Furthermore, we have learned that SERB is now “training” its neutrals in a manner that is conducive to addressing other Senate Bill 5 elements. I do believe that SERB has urged its neutrals to more strongly consider “the public’s interest” when making their recommendations and rulings. And I am convinced that this has resulted in decisions far less favorable to us than those received even a few years ago.
Where does all of the foregoing put us, or leave us? Much like the world in which we live, the “have” cities and counties are now back to doing ok; restoring lost positions, granting raises and acting reasonable in regard to health care costs. Then there are the “have-not” jurisdictions which, because of the nature of their community, have not recovered because their income tax or sales tax have not grown sufficiently.
The have-nots really miss that “house money” and their miss results in substandard offers and below average settlements. When we challenge those offers in fact-finding and conciliation it is harder than ever to get a really good result. Ah, such is life 6 years after the outset of the financial crisis.

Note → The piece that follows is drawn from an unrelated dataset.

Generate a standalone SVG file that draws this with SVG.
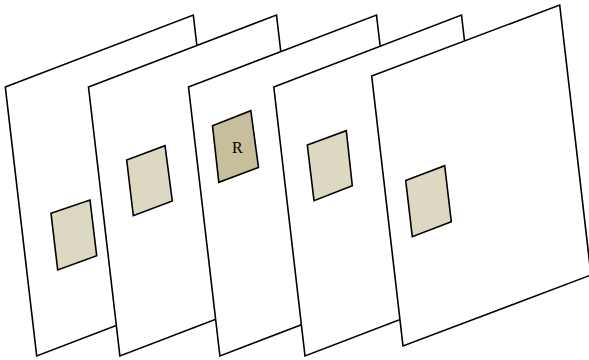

Meanwhile, I am not sure how good of a “go” these neutrals are having here in Ohio given the atmosphere and the persistent decline of union membership. Based on the simple law of “supply and demand” this period of time can not be favorable for a career as a neutral.
There really is no factor that can control or limit the “supply” of neutrals. Pretty much anyone can hang a shingle and vie for work as a neutral. While all neutrals have to meet certain standards to be on the SERB roster and even more standards to be on the American Arbitration Association (AAA”) or Federal Mediation and Conciliation Service (“FMCS”) rosters, and even more for entry into the National Academy of Arbitrators, all can and do ultimately compete for the same work. This makes for a lot of supply which ultimately means that they all work less frequently if not for less money unless, of course, the “demand” for their services outstrips their supply.
Unfortunately for the neutrals the demand for their services is declining and really shows no prospects for a pick-up. Some of the slack in demand for neutrals is attributable to the slow but steady drop in union membership during the last several years. Fewer union members translates into fewer collective bargaining agreements meaning fewer grievance procedures and fewer grievances to arbitrate, or disputes to mediate or otherwise resolve.
I believe that even within the existing union/management situations there are less grievances that are ultimately arbitrated. No doubt that the economy has forced some employers to be more conciliatory now that their budgets for outside counsel and other legal costs have been cut. Or, maybe we can say that the parties are familiar enough with each other and the reality of each situation so as to permit them to more readily settle matters. Either way, being a financially successful, full-time neutral these days must be quite a challenge.